Figure scripts:
···

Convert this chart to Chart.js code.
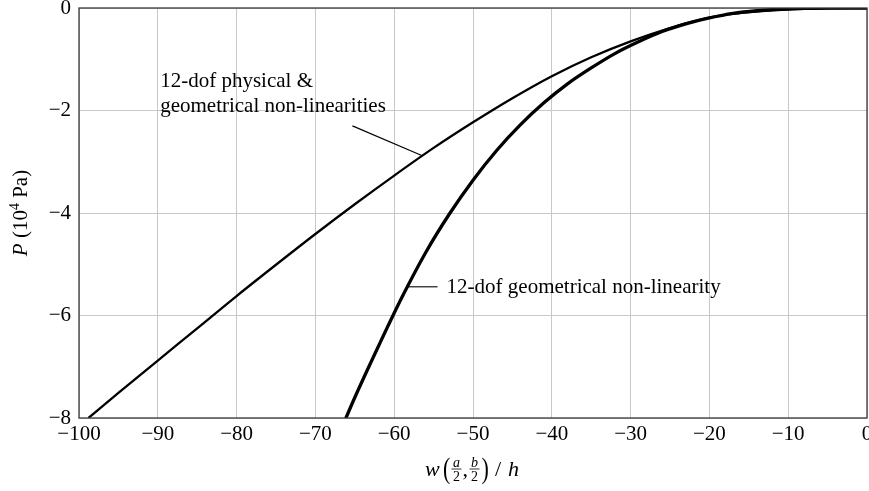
<!DOCTYPE html>
<html>
<head>
<meta charset="utf-8">
<script src="https://cdn.jsdelivr.net/npm/chart.js@4/dist/chart.umd.min.js"></script>
<style>
html,body{margin:0;padding:0;background:#fff;overflow:hidden}
#wrap{width:869px;height:491px}
</style>
</head>
<body>
<div id="wrap"><canvas id="c" width="869" height="491"></canvas></div>
<script>
/* data */
const xTickValues=[-100,-90,-80,-70,-60,-50,-40,-30,-20,-10,0];
const yTickValues=[-8,-6,-4,-2,0];
const physX=[-98.8,-95,-90,-85,-80,-75,-70,-65,-60,-55,-50,-45,-40,-35,-30,-25,-20,-15,-10,-5,0];
const physP=[-8.0,-7.51,-6.88,-6.25,-5.62,-5.01,-4.41,-3.83,-3.27,-2.73,-2.23,-1.76,-1.33,-0.96,-0.65,-0.39,-0.185,-0.08,-0.03,-0.008,0];
const geomX=[-66.4,-65,-62,-59,-56,-53,-50,-47,-44,-41,-38,-35,-32,-29,-26,-23,-20,-17,-14,-11,-8,-5,0];
const geomP=[-8.1,-7.6,-6.60,-5.64,-4.77,-4.02,-3.36,-2.78,-2.28,-1.85,-1.48,-1.17,-0.89,-0.66,-0.46,-0.31,-0.195,-0.106,-0.054,-0.024,-0.009,-0.003,0];
const physLabel=['12-dof physical &','geometrical non-linearities'];
const geomLabel='12-dof geometrical non-linearity';

const SERIF='"Liberation Serif","DejaVu Serif",serif';
const minus=v=>v<0?'\u2212'+Math.abs(v):String(v);
const pts=(xs,ys)=>xs.map((x,i)=>({x:x,y:ys[i]}));

// annotation placement, in data units
const notes={
  phys:{text:[-89.7,-1.54],lineGap:25,from:[-65.3,-2.30],to:[-56.5,-2.88]},
  geom:{text:[-53.35,-5.555],from:[-54.5,-5.44],to:[-58.3,-5.44]}
};

const decor={
  id:'decor',
  afterDatasetsDraw(chart){
    const ctx=chart.ctx,a=chart.chartArea,sx=chart.scales.x,sy=chart.scales.y;
    const px=v=>sx.getPixelForValue(v),py=v=>sy.getPixelForValue(v);
    ctx.save();
    // frame
    ctx.strokeStyle='#3a3a3a';ctx.lineWidth=1.3;
    ctx.strokeRect(a.left,a.top,a.right-a.left,a.bottom-a.top);
    // leader lines
    ctx.strokeStyle='#000';ctx.lineWidth=1.1;
    [notes.phys,notes.geom].forEach(n=>{
      ctx.beginPath();ctx.moveTo(px(n.from[0]),py(n.from[1]));ctx.lineTo(px(n.to[0]),py(n.to[1]));ctx.stroke();
    });
    // labels
    ctx.fillStyle='#000';ctx.font='21px '+SERIF;ctx.textBaseline='alphabetic';ctx.textAlign='left';
    const t1x=px(notes.phys.text[0]),t1y=py(notes.phys.text[1]);
    physLabel.forEach((s,i)=>ctx.fillText(s,t1x,t1y+i*notes.phys.lineGap));
    ctx.fillText(geomLabel,px(notes.geom.text[0]),py(notes.geom.text[1]));

    // x axis title: w (a/2, b/2) / h
    const cx=(a.left+a.right)/2,base=476,bar=469;
    ctx.font='italic 22px '+SERIF;ctx.fillText('w',cx-48,base);
    ctx.save();ctx.translate(cx-30,470);ctx.scale(1,1.3);ctx.font='22px '+SERIF;ctx.fillText('(',0,6);ctx.restore();
    const frac=(num,c)=>{
      ctx.font='italic 14px '+SERIF;ctx.textAlign='center';
      ctx.fillText(num,c,bar-2.5);
      ctx.font='14px '+SERIF;ctx.fillText('2',c,bar+11.5);
      ctx.lineWidth=0.8;ctx.beginPath();ctx.moveTo(c-5,bar);ctx.lineTo(c+5,bar);ctx.stroke();
      ctx.textAlign='left';
    };
    frac('a',cx-16.5);
    ctx.font='22px '+SERIF;ctx.fillText(',',cx-10.5,base);
    frac('b',cx+1.5);
    ctx.save();ctx.translate(cx+8.5,470);ctx.scale(1,1.3);ctx.font='22px '+SERIF;ctx.fillText(')',0,6);ctx.restore();
    ctx.font='22px '+SERIF;ctx.fillText('/',cx+22,base);
    ctx.font='italic 22px '+SERIF;ctx.fillText('h',cx+35,base);

    // y axis title: P (10^4 Pa)
    ctx.save();
    ctx.translate(27,(a.top+a.bottom)/2);ctx.rotate(-Math.PI/2);
    const parts=[['P','italic 21px',0],[' (10','21px',0],['4','14px',-8],[' Pa)','21px',0]];
    let w=0;parts.forEach(p=>{ctx.font=p[1]+' '+SERIF;w+=ctx.measureText(p[0]).width;});
    let x=-w/2;
    parts.forEach(p=>{ctx.font=p[1]+' '+SERIF;ctx.fillText(p[0],x,p[2]);x+=ctx.measureText(p[0]).width;});
    ctx.restore();
    ctx.restore();
  }
};

new Chart(document.getElementById('c'),{
  type:'scatter',
  data:{datasets:[
    {label:'12-dof physical & geometrical non-linearities',data:pts(physX,physP),showLine:true,borderColor:'#000',borderWidth:2.3,pointRadius:0,cubicInterpolationMode:'monotone'},
    {label:'12-dof geometrical non-linearity',data:pts(geomX,geomP),showLine:true,borderColor:'#000',borderWidth:3.3,pointRadius:0,cubicInterpolationMode:'monotone'}
  ]},
  options:{
    responsive:false,animation:false,devicePixelRatio:1,
    layout:{padding:{top:8,right:2,left:0,bottom:0}},
    plugins:{legend:{display:false},tooltip:{enabled:false}},
    scales:{
      x:{type:'linear',min:-100,max:0,
        afterBuildTicks:s=>{s.ticks=xTickValues.map(v=>({value:v}));},
        afterFit:s=>{s.height=73;s.paddingLeft=0;s.paddingRight=0;},
        ticks:{color:'#000',font:{family:SERIF,size:21},padding:4,maxRotation:0,autoSkip:false,callback:v=>minus(v)},
        grid:{color:'#c8c8c8',lineWidth:1,drawTicks:false},border:{display:false}},
      y:{type:'linear',min:-8,max:0,
        afterBuildTicks:s=>{s.ticks=yTickValues.map(v=>({value:v}));},
        afterFit:s=>{s.width=79;s.paddingTop=0;s.paddingBottom=0;},
        ticks:{color:'#000',font:{family:SERIF,size:21},padding:8,autoSkip:false,callback:v=>minus(v)},
        grid:{color:'#c8c8c8',lineWidth:1,drawTicks:false},border:{display:false}}
    }
  },
  plugins:[decor]
});
</script>
</body>
</html>
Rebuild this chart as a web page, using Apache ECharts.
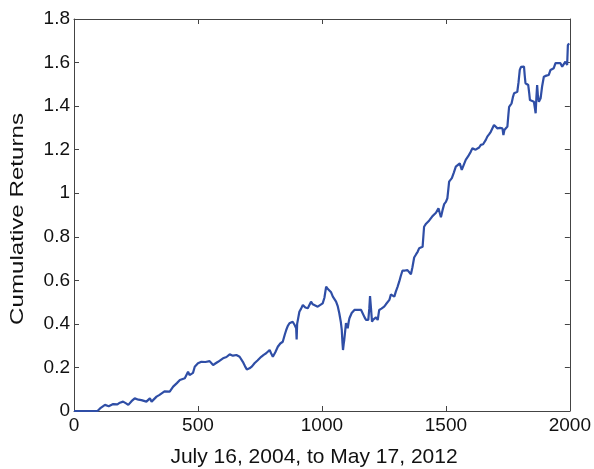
<!DOCTYPE html>
<html><head><meta charset="utf-8">
<script src="https://cdn.jsdelivr.net/npm/echarts@6/dist/echarts.min.js"></script>
<style>html,body{margin:0;padding:0;background:#fff}#c{width:594px;height:469px}</style>
</head><body><div id="c"></div>
<script>
var xTicks = [0, 500, 1000, 1500, 2000];
var yTicks = [0, 0.2, 0.4, 0.6, 0.8, 1, 1.2, 1.4, 1.6, 1.8];
var xLabel = 'July 16, 2004, to May 17, 2012';
var yLabel = 'Cumulative Returns';
var days = [0,95,105,125,140,158,175,185,198,210,219,232,245,260,272,292,306,313,333,345,353,365,373,386,400,415,427,447,460,466,472,480,487,494,500,514,530,547,555,561,570,581,601,615,628,641,655,668,675,681,690,697,708,718,728,740,755,765,775,789,795,802,812,822,832,842,850,856,862,869,882,890,896,898,900,909,916,923,933,943,950,956,963,970,983,990,1003,1010,1017,1024,1030,1037,1044,1050,1057,1064,1070,1076,1080,1083,1085,1088,1090,1094,1097,1101,1104,1108,1111,1120,1131,1145,1158,1165,1172,1178,1187,1191,1194,1198,1202,1207,1211,1218,1225,1231,1240,1251,1258,1265,1272,1278,1285,1292,1298,1305,1312,1318,1325,1335,1345,1352,1359,1365,1372,1380,1386,1392,1400,1406,1409,1412,1420,1426,1433,1439,1446,1453,1460,1466,1470,1475,1480,1486,1493,1500,1506,1510,1513,1518,1524,1532,1540,1548,1556,1564,1572,1580,1590,1600,1607,1614,1620,1627,1634,1641,1650,1661,1667,1674,1681,1688,1694,1700,1708,1718,1728,1732,1736,1741,1748,1752,1755,1765,1770,1775,1788,1793,1798,1803,1808,1815,1818,1821,1826,1832,1836,1839,1847,1855,1859,1862,1865,1868,1871,1875,1882,1888,1895,1905,1915,1922,1928,1935,1942,1950,1962,1969,1975,1982,1989,1992,1997];
var returns = [0,0,0.012,0.028,0.022,0.032,0.03,0.038,0.043,0.035,0.028,0.045,0.058,0.052,0.05,0.043,0.058,0.043,0.066,0.074,0.081,0.09,0.096,0.089,0.112,0.128,0.142,0.15,0.18,0.165,0.157,0.175,0.203,0.211,0.219,0.226,0.225,0.229,0.22,0.211,0.218,0.226,0.242,0.248,0.26,0.254,0.257,0.249,0.24,0.226,0.205,0.191,0.196,0.205,0.219,0.232,0.249,0.258,0.265,0.28,0.265,0.249,0.27,0.295,0.31,0.318,0.35,0.372,0.39,0.403,0.41,0.395,0.38,0.329,0.4,0.456,0.47,0.487,0.475,0.472,0.479,0.502,0.49,0.482,0.479,0.482,0.494,0.52,0.571,0.56,0.556,0.545,0.525,0.53,0.502,0.48,0.449,0.41,0.372,0.31,0.28,0.31,0.326,0.37,0.403,0.39,0.38,0.41,0.426,0.45,0.464,0.465,0.464,0.455,0.43,0.418,0.418,0.47,0.528,0.47,0.41,0.42,0.426,0.43,0.418,0.464,0.47,0.479,0.49,0.494,0.51,0.535,0.53,0.525,0.548,0.57,0.595,0.62,0.645,0.645,0.647,0.64,0.628,0.66,0.705,0.72,0.731,0.747,0.755,0.754,0.8,0.846,0.86,0.869,0.875,0.877,0.895,0.9,0.91,0.915,0.931,0.91,0.89,0.92,0.95,0.96,0.977,1.02,1.053,1.06,1.069,1.095,1.122,1.13,1.137,1.107,1.13,1.153,1.17,1.19,1.206,1.206,1.2,1.199,1.21,1.222,1.225,1.245,1.26,1.27,1.282,1.29,1.313,1.305,1.298,1.3,1.298,1.267,1.29,1.298,1.306,1.36,1.397,1.413,1.44,1.459,1.466,1.51,1.566,1.58,1.589,1.581,1.54,1.505,1.5,1.497,1.46,1.428,1.425,1.42,1.39,1.367,1.44,1.497,1.45,1.42,1.436,1.49,1.535,1.54,1.543,1.566,1.57,1.574,1.597,1.596,1.597,1.581,1.59,1.604,1.589,1.68,1.688];

var pts = days.map(function(d, i){ return [d, returns[i]]; });
var font = 'Liberation Sans, Arial, Helvetica, sans-serif';
var axisColor = '#444';
var txtColor = '#111';
var chart = echarts.init(document.getElementById('c'), null, {renderer: 'canvas'});
function fmtY(v){ return String(+v.toFixed(1)); }
function fmtX(v){ return String(Math.round(v)); }
function boxAxis(pos, isX) {
  var a = {
    type: 'value', position: pos,
    axisLine: {show: true, onZero: false, lineStyle: {color: axisColor, width: 1}},
    axisTick: {show: true, inside: true, length: 5, lineStyle: {color: axisColor}},
    axisLabel: {show: false}, splitLine: {show: false}
  };
  if (isX) { a.min = xTicks[0]; a.max = xTicks[xTicks.length-1]; a.interval = xTicks[1]-xTicks[0]; }
  else { a.min = yTicks[0]; a.max = yTicks[yTicks.length-1]; a.interval = 0.2; }
  return a;
}
var xb = boxAxis('bottom', true);
xb.axisLabel = {show: true, fontFamily: font, fontSize: 19, color: txtColor, margin: 5, formatter: fmtX};
var yl = boxAxis('left', false);
yl.axisLabel = {show: true, fontFamily: font, fontSize: 19, color: txtColor, margin: 4, formatter: fmtY};
chart.setOption({
  animation: false,
  backgroundColor: '#fff',
  grid: {left: 74, right: 23, top: 19, bottom: 58, containLabel: false},
  xAxis: [xb, boxAxis('top', true)],
  yAxis: [yl, boxAxis('right', false)],
  graphic: [{
    type: 'text', left: null, x: 314, y: 457,
    style: {text: xLabel, fontFamily: font, fontSize: 21, fill: txtColor, align: 'center', verticalAlign: 'middle'}
  }, {
    type: 'text', x: 18, y: 219, rotation: Math.PI / 2, scaleX: 1.27, scaleY: 1,
    style: {text: yLabel, fontFamily: font, fontSize: 19, fill: txtColor, align: 'center', verticalAlign: 'middle'}
  }],
  series: [{
    type: 'line', data: pts, xAxisIndex: 0, yAxisIndex: 0,
    showSymbol: false, symbol: 'none',
    lineStyle: {color: '#2f4ea6', width: 2.2},
    clip: true
  }]
});
</script></body></html>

···

Read the entries and pick out all lines that include the word "this".

The answer:
Convert this chart to Chart.js code.
Rebuild this chart as a web page, using Apache ECharts.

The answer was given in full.